Netflix comic gem This World Can’t Tear Me Down takes on Neo-fascism
This World Can’t Tear Me Down is the six-episode follow-up to 2021 Netflix gem Tear Along the Dotted Line. Liam Maguren explores what made the original series so special and what this new series has to offer.
Family Guy became notorious for its use of cutaways. You know the format: a character will drop an anchor on the story to initiate some lol-so-random gag that has nothing to do with nothing. It often resulted in some damn funny moments of complete absurdity. But the irrelevance and meaninglessness of it all became so noticeable, it eventually found itself in the crosshairs of a two–part South Park episode.
When cutaways are used with relevance and meaning, however, you get 2021 Netflix gem Tear Along the Dotted Line. From the mind of Italian cartoonist Michele “Zerocalcare” Rech, the reflective autobiographical(ish) six-part series about stroppy, paranoid, insecure, dweeb-punk Zero used an arsenal of quickfire gags to gradually map out his anarchic, machinegun mind.

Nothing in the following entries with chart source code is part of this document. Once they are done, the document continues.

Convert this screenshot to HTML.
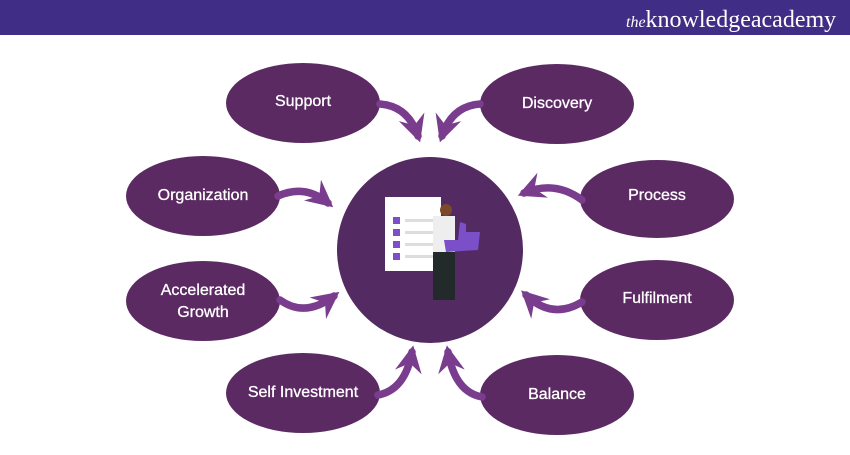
<!DOCTYPE html>
<html><head><meta charset="utf-8"><style>
html,body{margin:0;padding:0;background:#fff;}
body{width:850px;height:450px;overflow:hidden;}
</style></head><body>
<svg width="850" height="450" viewBox="0 0 850 450" xmlns="http://www.w3.org/2000/svg">
<defs>
<marker id="ah" viewBox="0 0 12 12" refX="9" refY="6" markerUnits="userSpaceOnUse" markerWidth="27" markerHeight="27" orient="auto">
<path d="M0,0 L12,6 L0,12 L4,6 z" fill="#7a3d8e"/>
</marker>
</defs>
<rect x="0" y="0" width="850" height="35" fill="#3f2d86"/>
<text x="626" y="27" font-family="Liberation Serif, serif" font-size="24" fill="#fff"><tspan font-style="italic" font-size="16">the</tspan>knowledge<tspan>academy</tspan></text>

<g fill="#5c2a63">
<ellipse cx="303" cy="103" rx="77" ry="40"/>
<ellipse cx="557" cy="104" rx="77" ry="40"/>
<ellipse cx="203" cy="196" rx="77" ry="40"/>
<ellipse cx="657" cy="199" rx="77" ry="39"/>
<ellipse cx="203" cy="301" rx="77" ry="40"/>
<ellipse cx="657" cy="300" rx="77" ry="40"/>
<ellipse cx="303" cy="393" rx="77" ry="40"/>
<ellipse cx="557" cy="395" rx="77" ry="40"/>
</g>
<circle cx="430" cy="250" r="93" fill="#532a62"/>

<g fill="#fff" font-family="Liberation Sans, sans-serif" font-size="16" text-anchor="middle" stroke="#fff" stroke-width="0.3">
<text x="303" y="106">Support</text>
<text x="557" y="108">Discovery</text>
<text x="203" y="200">Organization</text>
<text x="657" y="200">Process</text>
<text x="203" y="295">Accelerated</text>
<text x="203" y="317">Growth</text>
<text x="657" y="303">Fulfilment</text>
<text x="303" y="397">Self Investment</text>
<text x="557" y="399">Balance</text>
</g>

<g fill="none" stroke="#7a3d8e" stroke-width="7.5" stroke-linecap="round" marker-end="url(#ah)">
<path d="M380,104 Q408,106 418,136"/>
<path d="M480,104 Q452,106 442,136"/>
<path d="M278,196 Q305,184 328,203"/>
<path d="M582,200 Q555,180 524,193"/>
<path d="M280,300 Q305,318 334,296"/>
<path d="M582,302 Q552,320 526,295"/>
<path d="M378,395 Q405,390 412,352"/>
<path d="M482,397 Q455,392 448,352"/>
</g>

<!-- illustration -->
<rect x="385" y="197" width="56" height="74" fill="#fff"/>
<g fill="#7b4fc8">
<rect x="393" y="217" width="7" height="7"/><rect x="393" y="229" width="7" height="7"/>
<rect x="393" y="241" width="7" height="7"/><rect x="393" y="253" width="7" height="7"/>
</g>
<g fill="#ddd">
<rect x="405" y="219" width="28" height="3"/><rect x="405" y="231" width="28" height="3"/>
<rect x="405" y="243" width="28" height="3"/><rect x="405" y="255" width="28" height="3"/>
</g>
<rect x="433" y="250" width="22" height="50" fill="#222a2a"/>
<rect x="433" y="216" width="22" height="36" fill="#eee"/>
<circle cx="446" cy="210" r="6" fill="#7a4a2a"/>
<path d="M444,240 L458,240 L460,222 L466,224 L466,232 L480,232 L478,250 L446,252 z" fill="#7b4fc8"/>
</svg>
</body></html>
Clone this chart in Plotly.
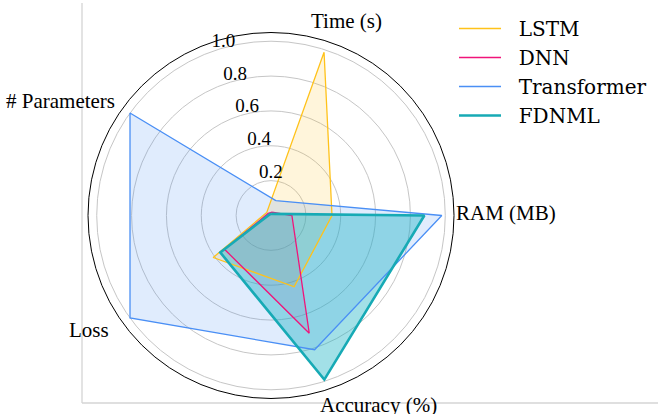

It may sound ridiculous, but a joke about a dystopian future saved by a mechanical dog that farts to the tune of Beethoven managed to say a lot about Zero’s hoarding habits. Another, which saw a Street Fighter granny dealing a game-ending shoryuken, pinned down one of the story’s emotional turning points.
I don’t know if it makes more or less sense to mention this, but Zero’s conscience is an imaginary armadillo. Moodily hanging around him and dropping blunt advice like a battle-hardened Jiminy Cricket, the armadillo’s apathy is perhaps the clearest depiction of Zero’s insecure brain and painful self-awareness.
But it’s a girl named Alice, the one who got away, that anchored Tear Along the Dotted Line. Zero’s insights into his social failings, career mishaps, and existential freak-outs often felt unrelated to Alice—until a surprisingly bold reveal near the end put the series into illuminating perspective.
Now we have the follow-up series, This World Can’t Tear Me Down, which uses the same dweeb-punk attitude and meta-gusto to look a little more outward. Like a lot of painfully self-aware people, Zero’s also sharply attuned to society’s many ills, and if there’s anything he cannot stomach more than himself, it’s Neo-fascism. These six new episodes unapologetically barge into the topic armed with pointed anecdotes and pop-culture references—from Greek mythology to Pingu.
Not a lot of shows would take such a shift in topic, but as Zero declares in episode one, “I made a series for Netflix, I can do whatever I fucking like, now.” Not that it’s new ground for Zerocalcare himself, whose 2018 short comic Questa non è una partita a bocce covered the rise of the Neo-fascist movement in Italy.
It’s a heavy topic delivered with palpable levity and creatively juvenile analogies: a cardboard kingdom of jerks visualises the political mistreatment of refugees; the role of “balanced” media coverage equates to an interview with a dick-antenna Teletubby; cynical program writers are designed to look like the long-tongued freaks from Resident Evil, “not because they’re cursed ass-lickers, yeah? I’m just sayin’ it to protect their privacy and because, well, maybe we’ll have to work together from now on.”
That last one’s especially relevant as the “Licko Bros” take hearty jabs at Zero’s voice and knack for talking at the speed of one paragraph per second. When Zero discusses the matter with the armadillo, it feels a lot like Zerocalcare acknowledging viewer feedback from the previous series. That’s painful self-awareness for you.
As such, it’s one of the few shows I have to watch with the English dub. Although I’ve been gracefully jumping over the inch-high subtitle barrier for decades, I simply can’t read at the pace this show demands. Fortunately, voice actor Adam Rhys Dee does a stellar job carrying Zero’s don’t-give-a-shit attitude with his appropriately scorching British accent (Zerocalcare handles the Italian vocal track himself).
And a great voice actor is key for a show so dedicated to one character’s perspective on the world (almost every other character is voiced by Dee as Zero). Most of us don’t have an armadillo giving us life advice, but Zerocalcare’s creation will feel extremely relatable to many when it counts.
That may come when this new series’ anchor, Cesare, reveals more about himself. Another friend from Zero’s past, his backstory illustrates some very real truths about social isolation in the modern age. The resulting friendship between him and Zero takes a turn that will be felt in the stomachs of those who’ve had similar experiences with historic pals.
And if you don’t relate to that, you can almost certainly relate to Zero browsing Netflix and screaming, “I spent two hours obsessively scrolling the titles, getting more and more frustrated BECAUSE DAMN IT TO HELL, I’LL FIND SOMETHING DECENT TO WATCH EVEN IF I HAVE TO SCOUR 1950s POLISH SCI-FI THAT’S NOT BEEN DUBBED!”
If you’re that person, I recommend this show. It’s even been dubbed.